Bipartisan election board recommends criminal investigation into petition fraud and forged signatures from Rep. Braun’s campaign

INDIANAPOLIS – Members of both parties from the St. Joseph County Election Board voted unanimously yesterday to ask the County Prosecutor, Indiana State Police, and the Indiana Attorney General to investigate potential fraudulent petitions for Rep. Braun’s campaign, including signatures that may have been forged.

The election board, made up of two Democrats and one Republican, made its decision at a hearing in South Bend yesterday afternoon based on the recommendation of the county’s voter registration board, also a bipartisan group of one Democrat and one Republican.

According to the South Bend Tribune, the voter registration board reviewed all signatures submitted by Rep. Braun’s campaign to St. Joseph County and found that:

  • Numerous signers were not registered voters;
  • Multiple signers were registered at different addresses than those written on the petitions;
  • Many signatures on the petitions did not match signatures on file in the State Voter Registration System;
  • And multiple separate entries appeared to be written by the same person, indicating that one person may have been filling out multiple signatures.

Petition fraud, including forging signatures on ballot access petitions, is a criminal act. A case arising in a similar situation in St. Joseph County that was also referred to prosecutors in 2011 resulted in a one-year prison sentence.

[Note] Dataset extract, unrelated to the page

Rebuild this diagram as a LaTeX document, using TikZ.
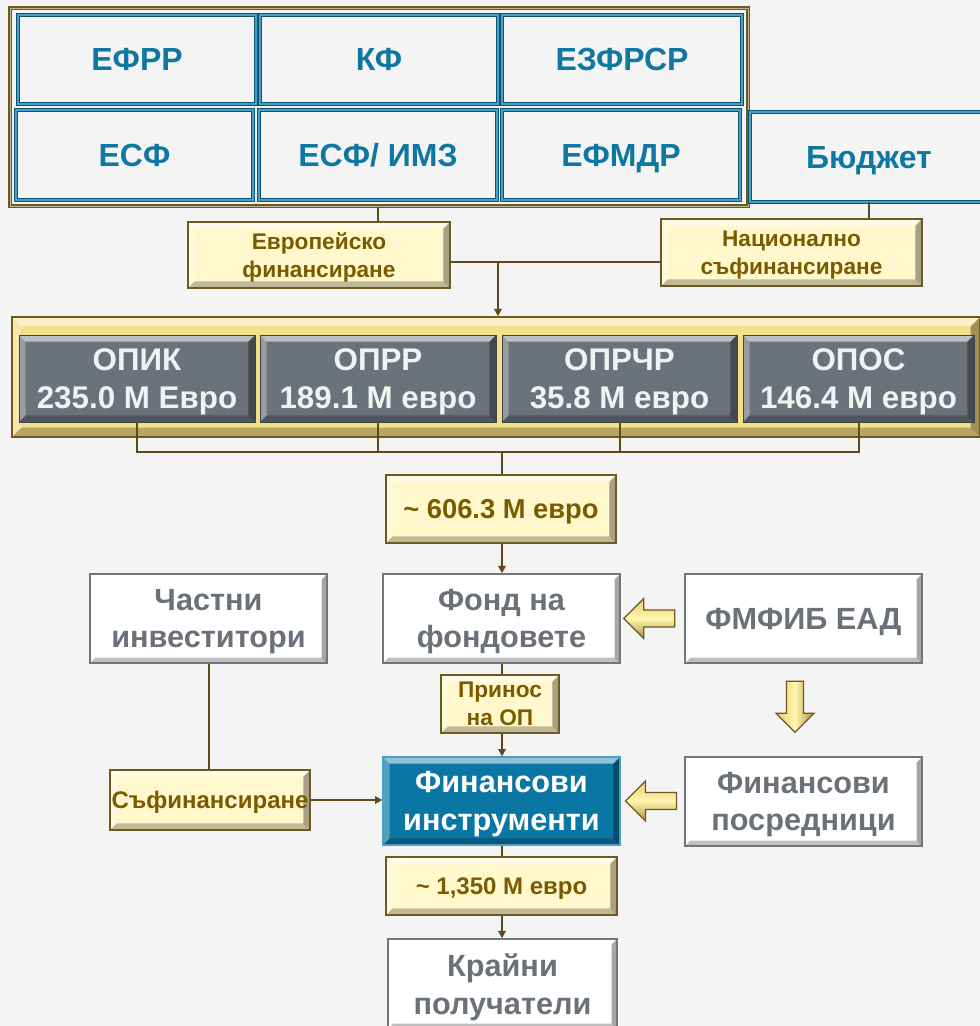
\documentclass[tikz,border=0pt]{standalone}
\usepackage{fontspec}
\setmainfont{Liberation Sans}
\usetikzlibrary{arrows.meta,calc}
\definecolor{bg}{HTML}{F4F4F4}
\definecolor{brn}{HTML}{6E5A1E}
\definecolor{lnc}{HTML}{5C4A1A}
\definecolor{brtxt}{HTML}{7A5B00}
\definecolor{bltxt}{HTML}{0E78A3}
\definecolor{bldark}{HTML}{0B5573}
\definecolor{bllight}{HTML}{4A9FC8}
\definecolor{grtxt}{HTML}{6B7179}
\definecolor{grayfill}{HTML}{6B727A}
\definecolor{cream}{HTML}{FFF8CC}
\definecolor{gold}{HTML}{F4DE86}
\definecolor{bluefill}{HTML}{0A76A3}
\definecolor{whiteedge}{HTML}{70767D}
\definecolor{arrtop}{HTML}{E6CC72}
\definecolor{arrmid}{HTML}{FFF6B0}
\definecolor{arrbot}{HTML}{B0923A}
\tikzset{
  wh/.style 2 args={minimum width=#1*0.75pt, minimum height=#2*0.75pt, inner sep=0pt, align=center, text depth=0pt},
  bevel/.style={path picture={
    \coordinate (@a) at (path picture bounding box.north west);
    \coordinate (@b) at (path picture bounding box.north east);
    \coordinate (@c) at (path picture bounding box.south east);
    \coordinate (@d) at (path picture bounding box.south west);
    \fill[white,opacity=0.55] (@a) -- (@b) -- ($(@b)+(-#1,-#1)$) -- ($(@a)+(#1,-#1)$) -- cycle;
    \fill[white,opacity=0.3] (@a) -- ($(@a)+(#1,-#1)$) -- ($(@d)+(#1,#1)$) -- (@d) -- cycle;
    \fill[black,opacity=0.35] (@b) -- (@c) -- ($(@c)+(-#1,#1)$) -- ($(@b)+(-#1,-#1)$) -- cycle;
    \fill[black,opacity=0.25] (@d) -- (@c) -- ($(@c)+(-#1,#1)$) -- ($(@d)+(#1,#1)$) -- cycle;
  }},
  frame/.style={draw=brn, line width=1.1pt, double=brn!45!white, double distance=0.6pt},
  fund/.style={draw=bldark, line width=0.6pt, double=bllight, double distance=1.5pt,
    text=bltxt, font=\bfseries\fontsize{24}{28}\selectfont},
  lbl/.style={draw=brn, line width=1.1pt, fill=cream, bevel=5pt, text=brtxt,
    font=\bfseries\fontsize{17}{21}\selectfont},
  opframe/.style={draw=brn, line width=1.1pt, fill=gold, bevel=7pt},
  op/.style={fill=grayfill, draw=grayfill!60!black, line width=0.5pt, bevel=5pt, text=white!95!black,
    font=\bfseries\fontsize{23.5}{28.5}\selectfont},
  wbox/.style={draw=whiteedge, line width=1.1pt, fill=white, bevel=4pt, text=grtxt,
    font=\bfseries\fontsize{23}{28}\selectfont},
  bbox/.style={draw=bllight, line width=0.8pt, fill=bluefill, bevel=5pt, text=white,
    font=\bfseries\fontsize{23}{28.5}\selectfont},
  conn/.style={draw=lnc, line width=1.5pt},
  arr/.style={conn, -{Triangle[length=5.5pt,width=5.5pt]}},
  barrow/.style={draw=brn, line width=1pt, top color=arrtop, bottom color=arrbot, middle color=arrmid},
  barrowv/.style={draw=brn, line width=1pt, left color=arrtop, right color=arrbot, middle color=arrmid},
  larrow/.pic={\path[barrow] (0,0) -- (20,-20) -- (20,-8.5) -- (51,-8.5) -- (51,8.5) -- (20,8.5) -- (20,20) -- cycle;},
  darrow/.pic={\path[barrowv] (0,0) -- (-19,-19) -- (-8.5,-19) -- (-8.5,-51) -- (8.5,-51) -- (8.5,-19) -- (19,-19) -- cycle;}
}
\begin{document}
\begin{tikzpicture}[x=0.75pt,y=-0.75pt]
\useasboundingbox (0,0) rectangle (980,1026);
\clip (0,0) rectangle (980,1026);
\fill[bg] (0,0) rectangle (980,1026);

% EU funds block
\node[frame, wh={738}{198}] (eu) at (379,107) {};
\node[fund, wh={238}{89}] (efrr) at (137,59.5) {ЕФРР};
\node[fund, wh={238}{89}] (kf) at (379,59.5) {КФ};
\node[fund, wh={240}{89}] (ezfrsr) at (622,59.5) {ЕЗФРСР};
\node[fund, wh={237}{90}] (esf) at (134.5,155) {ЕСФ};
\node[fund, wh={238}{90}] (esfimz) at (378,155) {ЕСФ/ ИМЗ};
\node[fund, wh={238}{90}] (efmdr) at (621,155) {ЕФМДР};
\node[fund, wh={238}{90}] (budget) at (869,157) {Бюджет};

% funding labels
\node[lbl, wh={262}{66}] (efin) at (319,255) {Европейско\\финансиране};
\node[lbl, wh={261}{67}] (nat) at (791.5,252.5) {Национално\\съфинансиране};
\coordinate (j1) at (498,262);

% operational programmes
\node[opframe, wh={968}{120}] (opf) at (496,377) {};
\node[op, wh={236}{87}] (opik) at (137,378.5) {ОПИК\\235.0 М Евро};
\node[op, wh={236}{87}] (oprr) at (378,378.5) {ОПРР\\189.1 М евро};
\node[op, wh={235}{87}] (oprchr) at (619.5,378.5) {ОПРЧР\\35.8 М евро};
\node[op, wh={231}{87}] (opos) at (858.5,378.5) {ОПОС\\146.4 М евро};
\coordinate (bus) at (502,452);

\node[lbl, wh={230}{68}, font=\bfseries\fontsize{20.5}{24}\selectfont] (sum1) at (501,509) {\textasciitilde{} 606.3 М евро};

\node[wbox, wh={237}{89}] (chastni) at (208.5,618.5) {Частни\\инвеститори};
\node[wbox, wh={237}{89}] (fond) at (501.5,618.5) {Фонд на\\фондовете};
\node[wbox, wh={237}{89}] (fmfib) at (803.5,618.5) {ФМФИБ ЕАД};
\node[lbl, wh={118}{58}] (prinos) at (500,704) {Принос\\на ОП};
\node[lbl, wh={200}{60}, font=\bfseries\fontsize{18}{21}\selectfont] (safin) at (210,800) {Съфинансиране};
\node[bbox, wh={237}{88}] (finins) at (501.5,801) {Финансови\\инструменти};
\node[wbox, wh={237}{89}] (finpos) at (803.5,801.5) {Финансови\\посредници};
\node[lbl, wh={231}{58}, font=\bfseries\fontsize{18}{21}\selectfont] (sum2) at (501.5,886) {\textasciitilde{} 1,350 М евро};
\node[wbox, wh={229}{90}] (kraini) at (502.5,984) {Крайни\\получатели};

% connectors
\draw[conn] (eu.south -| esfimz) -- (efin.north -| esfimz);
\draw[conn] (budget.south) -- (budget.south |- nat.north);
\draw[conn] (efin.east |- j1) -- (j1);
\draw[conn] (nat.west |- j1) -- (j1);
\draw[arr] (j1) -- (j1 |- opf.north);
\draw[conn] (opik.south) -- (opik.south |- bus) -- (opos.south |- bus) -- (opos.south);
\draw[conn] (oprr.south) -- (oprr.south |- bus);
\draw[conn] (oprchr.south) -- (oprchr.south |- bus);
\draw[conn] (bus) -- (bus |- sum1.north);
\draw[arr] (sum1.south -| bus) -- (fond.north -| bus);
\draw[conn] (fond.south -| bus) -- (prinos.north -| bus);
\draw[arr] (prinos.south -| bus) -- (finins.north -| bus);
\draw[conn] (chastni.south) -- (chastni.south |- safin.north);
\draw[arr] (safin.east) -- (safin.east -| finins.west);
\draw[conn] (finins.south -| bus) -- (sum2.north -| bus);
\draw[arr] (sum2.south -| bus) -- (kraini.north -| bus);

% block arrows
\pic at ($(fond.east)+(3,0)$) {larrow};
\pic at ($(finins.east)+(5,0)$) {larrow};
\pic at ($(finpos.north)+(-8.5,-24)$) {darrow};
\end{tikzpicture}
\end{document}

Rep. Braun’s campaign did not accept responsibility for any potential criminal activity, including the signature forgery. Instead, their campaign first sought to blame Blitz Marketing, an out-of-state contractor Rep. Braun used gather petition signatures. A campaign spokesman then tried to call the decision a “politically motivated attack” from the bipartisan board due to the fact that the board sits in the same county in which Joe Donnelly resides.

A Rep. Braun campaign staffer, however, admitted that complaints have been received from a number of other counties around the state. Jackson County officials had received a signature sheet containing an incorrect address and birth date for one voter, who when contacted stated that she had not signed the petition, one witness told the board.

This is not the first time Rep. Braun’s campaign has stumbled into trouble. Last year, his campaign fired an employee and renounced the signatures he’d gathered after reports revealed that he was the former leader of a white supremacist organization. This past month, his campaign was also called into question for reporting incorrect fourth quarter fundraising numbers to the media that overstated his contributions outside of his personal loan.

“A bipartisan commission has recommended that three bodies investigate Rep. Braun’s campaign and its petition gathering process. As with any other felony criminal investigation, we hope these investigations go where the facts take them — not only in St. Joseph County, but however far across the state these fraudulent petitions have been filed,” said Michael Feldman, spokesman for the Indiana Democratic Party. “But no matter the legal consequences, it’s clear to voters that Rep. Braun’s campaign is so desperate for grassroots support that it needed to pay an out-of-state group to get his petitions, and so amateurish that two different petition gatherers have now brought it shame.”